Marie is a very complex character. She is a strong leader of her community and inspires great loyalty, but she also makes many enemies with her unconventional beliefs and her building projects that isolate the community. Marie is not always sympathetic. She can be ruthless in her ambitions, and will resort to violence and dishonesty when she thinks it’s in her interest to do so, but ultimately she proves to be quite admirable. The reader feels for her when Eleanor rejects her, and when some of her friends turn against her.
Lauren Groff has a beautiful writing style, which is almost like poetry. Matrix is not the easiest book to read, and it took me a while to get used to Groff’s style. Another reviewer has said that Hilary Mantel is the closest comparison, so if you enjoyed Wolf Hall and its sequels, you will probably enjoy Matrix. I admit I tried to read one of Mantel’s books once and couldn’t get into it, but I would like to try again. Groff writes as an outside narrator looking in at the lives of her characters, especially Marie. The language is stunning once you get used to it. The novel is written in the present tense, which I usually dislike in historical fiction, but it works here because it gives the reader a sense of immediacy. You are drawn into the community that Groff creates.

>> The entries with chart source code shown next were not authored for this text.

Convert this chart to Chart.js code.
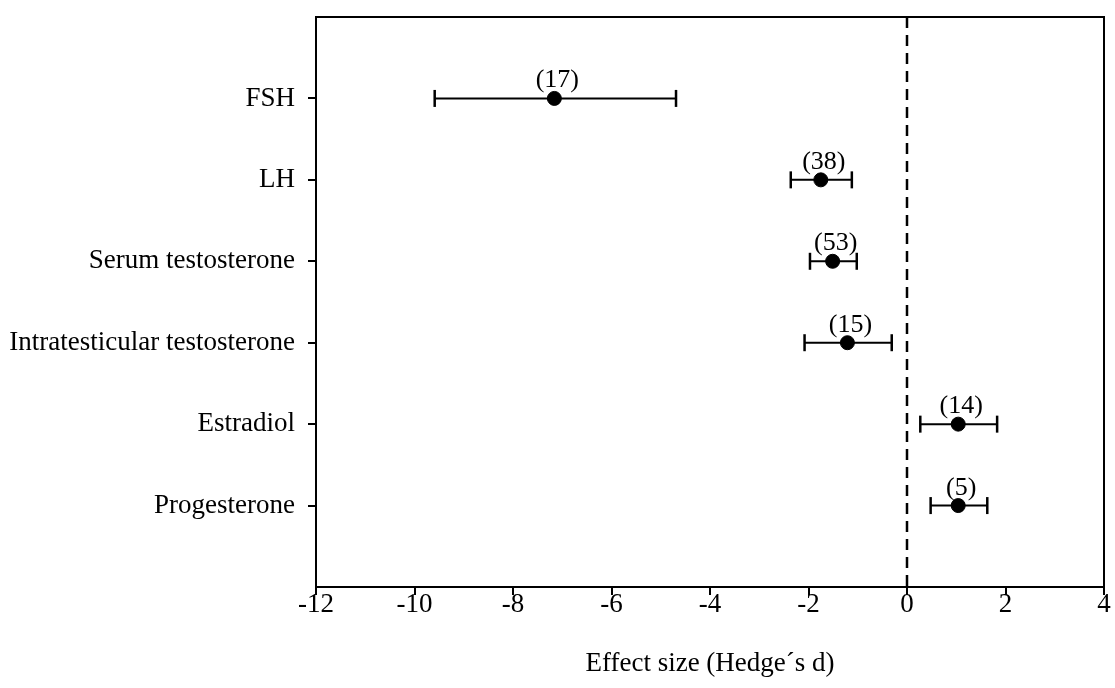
<!DOCTYPE html>
<html>
<head>
<meta charset="utf-8">
<script src="https://cdn.jsdelivr.net/npm/chart.js@4.4.1/dist/chart.umd.min.js"></script>
<style>
html,body{margin:0;padding:0;background:#fff;}
#wrap{width:1115px;height:688px;}
</style>
</head>
<body>
<div id="wrap"><canvas id="c" width="1115" height="688"></canvas></div>
<script>
const categories = ["FSH", "LH", "Serum testosterone", "Intratesticular testosterone", "Estradiol", "Progesterone"];
const effectSize = [-7.16, -1.75, -1.51, -1.21, 1.04, 1.04];
const lowerCI = [-9.59, -2.36, -1.97, -2.08, 0.27, 0.48];
const upperCI = [-4.69, -1.12, -1.02, -0.31, 1.83, 1.63];
const studyCounts = ["(17)", "(38)", "(53)", "(15)", "(14)", "(5)"];
const xTicks = [-12, -10, -8, -6, -4, -2, 0, 2, 4];

const FONT = "'Liberation Serif', 'Times New Roman', serif";
const FS = 27;
const pos = categories.map((c, i) => i + 1);

const errData = [];
categories.forEach((c, i) => {
  errData.push({x: lowerCI[i], y: pos[i]});
  errData.push({x: upperCI[i], y: pos[i]});
  errData.push({x: null, y: null});
});
const pointData = categories.map((c, i) => ({x: effectSize[i], y: pos[i]}));

const boxPlugin = {
  id: 'box',
  afterDraw(chart) {
    const {ctx, chartArea: a} = chart;
    ctx.save();
    ctx.strokeStyle = '#000';
    ctx.lineWidth = 2;
    ctx.strokeRect(a.left, a.top, a.right - a.left, a.bottom - a.top);
    const meta = chart.getDatasetMeta(2);
    ctx.fillStyle = '#000';
    ctx.font = "26px " + FONT;
    ctx.textAlign = 'center';
    ctx.textBaseline = 'alphabetic';
    meta.data.forEach((el, i) => {
      ctx.fillText(studyCounts[i], el.x + 3, el.y - 11);
    });
    ctx.restore();
  }
};

new Chart(document.getElementById('c'), {
  type: 'line',
  data: {
    datasets: [
      {
        data: [{x: 0, y: 0}, {x: 0, y: 7}],
        borderColor: '#000',
        borderWidth: 2.5,
        borderDash: [11, 7],
        pointRadius: 0,
        order: 3
      },
      {
        data: errData,
        borderColor: '#000',
        borderWidth: 2,
        spanGaps: false,
        pointStyle: 'line',
        rotation: 90,
        pointRadius: errData.map(d => d.x === null ? 0 : 8.5),
        pointBorderWidth: 2.5,
        pointBorderColor: '#000',
        order: 2
      },
      {
        data: pointData,
        showLine: false,
        pointStyle: 'circle',
        pointRadius: 7,
        pointBackgroundColor: '#000',
        pointBorderColor: '#000',
        order: 1
      }
    ]
  },
  options: {
    responsive: false,
    animation: false,
    layout: {padding: {top: 17, right: 9, left: 0, bottom: 0}},
    plugins: {legend: {display: false}, tooltip: {enabled: false}},
    scales: {
      x: {
        type: 'linear',
        min: -12,
        max: 4,
        afterBuildTicks(scale) { scale.ticks = xTicks.map(v => ({value: v})); },
        afterFit(scale) { scale.height = 101; },
        grid: {display: true, drawOnChartArea: false, drawTicks: true, tickLength: 8, color: '#000', lineWidth: 2},
        border: {display: true, color: '#000', width: 2},
        ticks: {color: '#000', font: {family: FONT, size: FS}, padding: -6, maxRotation: 0},
        title: {display: true, text: 'Effect size (Hedge\u00b4s d)', color: '#000', font: {family: FONT, size: FS}, padding: {top: 10, bottom: 8}}
      },
      y: {
        type: 'linear',
        min: 0,
        max: 7,
        reverse: true,
        afterBuildTicks(scale) { scale.ticks = pos.map(v => ({value: v})); },
        afterFit(scale) { scale.width = 316; scale.paddingTop = 0; scale.paddingBottom = 0; },
        grid: {display: true, drawOnChartArea: false, drawTicks: true, tickLength: 8, color: '#000', lineWidth: 2},
        border: {display: true, color: '#000', width: 2},
        ticks: {
          color: '#000',
          font: {family: FONT, size: FS},
          padding: 13,
          callback: (v) => categories[v - 1] || ''
        }
      }
    }
  },
  plugins: [boxPlugin]
});
</script>
</body>
</html>
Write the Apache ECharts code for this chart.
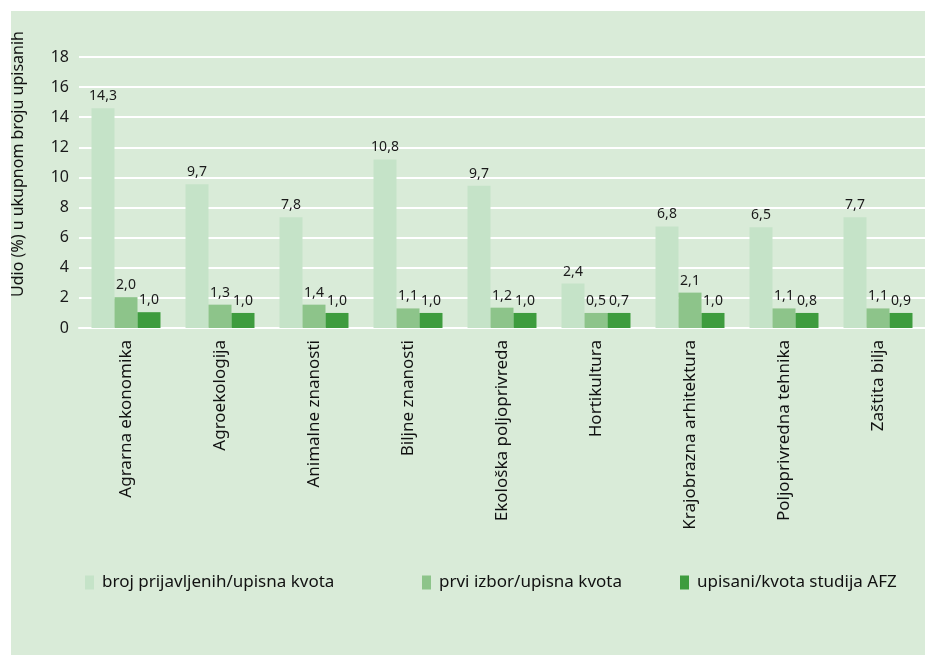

Matrix is not a plot-centered novel. Instead, it is a series of episodes in the life of Marie and her community of nuns. The book is full of details in the lives of the nuns. There is not much action, except for the scene where the nuns defend their labyrinth from the villagers, but you can see what harsh lives the nuns led. Because of the lack of modern medicine, seemingly minor accidents can be devastating. Disease and starvation are constant threats. Marie is to be admired for making her community thrive in the midst of all this. I highly recommend this novel. If you have a hard time getting into it, stay with it. To me it proved rewarding in the end. Matrix is also a great book to read for Women’s History Month, as it celebrates the accomplishments of a community of women in difficult times.
Matrix is available from the Hatcher Graduate Library.